Lead is naturally occurring in the environment and can be trophically transferred to waterfowl. This occurs when lead is absorbed by microbes in the soil and travels through the food chain, until it’s eventually consumed by common eiders.
It’s also possible contaminated arctic ducks ingested lead shot that made its way into waterways. While lead shot has been banned for use in waterfowl hunting across Canada since 1999, Greenland only just recently prohibited its use. Provencher says some ducks may have been hit with lead shot and survived or swallowed a lead fishing weight.
“Regardless of the source, our results suggest that even at…below toxic concentrations, the consistent patterns of higher lead levels found in later-arriving females with lower body condition is suggestive of sub-lethal effects.”
Mercury’s effect on common eiders is more complicated, says Provencher.
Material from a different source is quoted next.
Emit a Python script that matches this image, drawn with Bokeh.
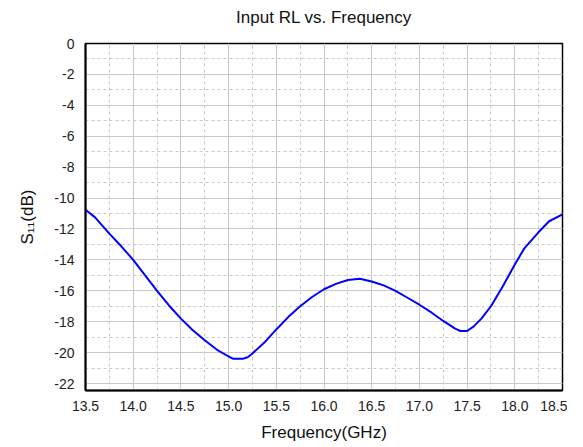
from bokeh.plotting import figure
from bokeh.models import Range1d, FixedTicker, Title
from bokeh.embed import file_html
from bokeh.resources import INLINE

freq_ghz = [13.5, 13.6, 13.75, 13.875, 14.0, 14.125, 14.25, 14.375, 14.5, 14.625,
            14.75, 14.875, 15.0, 15.05, 15.15, 15.2, 15.25, 15.375, 15.5, 15.625, 15.75,
            15.875, 16.0, 16.125, 16.25, 16.375, 16.5, 16.625, 16.75, 16.875, 17.0,
            17.125, 17.25, 17.375, 17.43, 17.5, 17.57, 17.65, 17.75, 17.87, 18.0, 18.1,
            18.25, 18.36, 18.5]
s11_db = [-10.75, -11.25, -12.3, -13.12, -14.0, -15.0, -16.0, -16.95, -17.8, -18.55,
          -19.2, -19.8, -20.25, -20.4, -20.4, -20.3, -20.05, -19.35, -18.5, -17.7, -17.0,
          -16.4, -15.9, -15.55, -15.3, -15.22, -15.4, -15.65, -16.0, -16.45, -16.9,
          -17.4, -17.95, -18.45, -18.6, -18.6, -18.3, -17.8, -17.0, -15.75, -14.3, -13.25,
          -12.2, -11.5, -11.05]

x_ticks = [13.5, 14.0, 14.5, 15.0, 15.5, 16.0, 16.5, 17.0, 17.5, 18.0, 18.5]
y_ticks = [0, -2, -4, -6, -8, -10, -12, -14, -16, -18, -20, -22]
title_text = "Input RL vs. Frequency"

FONT = "Liberation Sans"

p = figure(width=567, height=447, output_backend="svg", toolbar_location=None,
           title=None,
           x_range=Range1d(13.5, 18.5), y_range=Range1d(-22.45, 0),
           min_border_left=85, min_border_right=5, min_border_top=0, min_border_bottom=57)

# small spacer between the frame and the title (nearest to the frame)
p.add_layout(Title(text="\u00a0", text_font_size="1px", standoff=9,
                   text_color="white"), "above")
# main title
p.add_layout(Title(text=title_text, align="center", text_font=FONT,
                   text_font_size="17px", text_font_style="normal",
                   text_color="#111111", offset=3, standoff=10), "above")

p.line(freq_ghz, s11_db, line_color="#0000ff", line_width=2)

p.xaxis.ticker = FixedTicker(ticks=x_ticks, minor_ticks=[13.5 + 0.25 * i for i in range(21)])
p.yaxis.ticker = FixedTicker(ticks=y_ticks, minor_ticks=[-i for i in range(23)])
p.xaxis.major_label_overrides = {t: f"{t:.1f}" for t in x_ticks}
p.yaxis.major_label_overrides = {t: str(t) for t in y_ticks}

for ax in (p.xaxis[0], p.yaxis[0]):
    ax.major_tick_line_color = None
    ax.minor_tick_line_color = None
    ax.axis_line_color = "black"
    ax.axis_line_width = 2
    ax.major_label_text_font = FONT
    ax.major_label_text_font_size = "14px"
    ax.major_label_text_color = "#222222"
    ax.axis_label_text_font = FONT
    ax.axis_label_text_font_size = "17px"
    ax.axis_label_text_font_style = "normal"
    ax.axis_label_text_color = "#111111"

p.xaxis.axis_label = "Frequency(GHz)"
p.yaxis.axis_label = "S\u2081\u2081(dB)"
p.xaxis.major_label_standoff = 4
p.yaxis.major_label_standoff = 5
p.xaxis.axis_label_standoff = 9
p.yaxis.axis_label_standoff = 14

p.outline_line_color = "black"
p.outline_line_width = 1.5
p.outline_line_alpha = 1

for g in (p.xgrid[0], p.ygrid[0]):
    g.grid_line_color = "#c8c8c8"
    g.grid_line_width = 1
    g.minor_grid_line_color = "#c8c8c8"
    g.minor_grid_line_dash = "3 3"
    g.minor_grid_line_width = 1

p.background_fill_color = "white"
p.border_fill_color = "white"

open("out.html", "w").write(file_html(p, INLINE))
Naturally occurring, mercury is released into the atmosphere by forest fires and volcanoes. Human activities, like the burning of coal and fossil fuels, increase the amounts of mercury in our environment.
Once released, this toxin makes its way into the soil where it’s absorbed by microbes and like lead, trophically transmitted to common eiders.
Provencher found ducks with trace amounts of mercury in their systems consistently arrived to breeding grounds early and in good condition.
She has a theory.
Common eiders are in need of fuel. While consuming foods contaminated with mercury will have a negative impact on their health, the benefits (improved body condition) outweigh the negative side-effects.
To explain further, Provencher uses this analogy: “Imagine that we have a gum product that you can get vitamin C from. If you were really deficient in vitamin C… the benefit of chewing that gum might outweigh the negative impact it has on your jaw. But if you already have a ton of vitamin C, then you’re just hurting your jaw by chewing it.”
Short-term, mercury can reduce the number of eggs in a clutch (as shown in a 1970s lab study). To date, there’s no research exploring how mercury may impact waterfowl health or reproduction over long periods of time.
Mercury is a neurotoxin, so “It might not kill them but it could slightly alter brain connections, which could alter migration,” says Provencher.
“There are all these things that are happening that aren’t necessarily killing the bird, but they’re leading to lower reproductive success, and may lead to lower survival.”
And it’s this potentially huge impact small amounts of chemicals have on the lives of waterfowl that pushes Provencher to conduct her research in the lab…and the field.
Jennifer Provencher was the recipient of the IWWR’s Bonnycastle Fellowship in Wetland and Waterfowl Biology from 2014 to 2016. Her research on trace elements in common eiders earned her the 2016 Institute for Wetland and Waterfowl Research (IWWR) Student Publication Award. This award is given to raise awareness of the IWWR student program, reward students for successfully publishing their research, and to recognize publications that make a significant contribution to waterfowl and wetland research.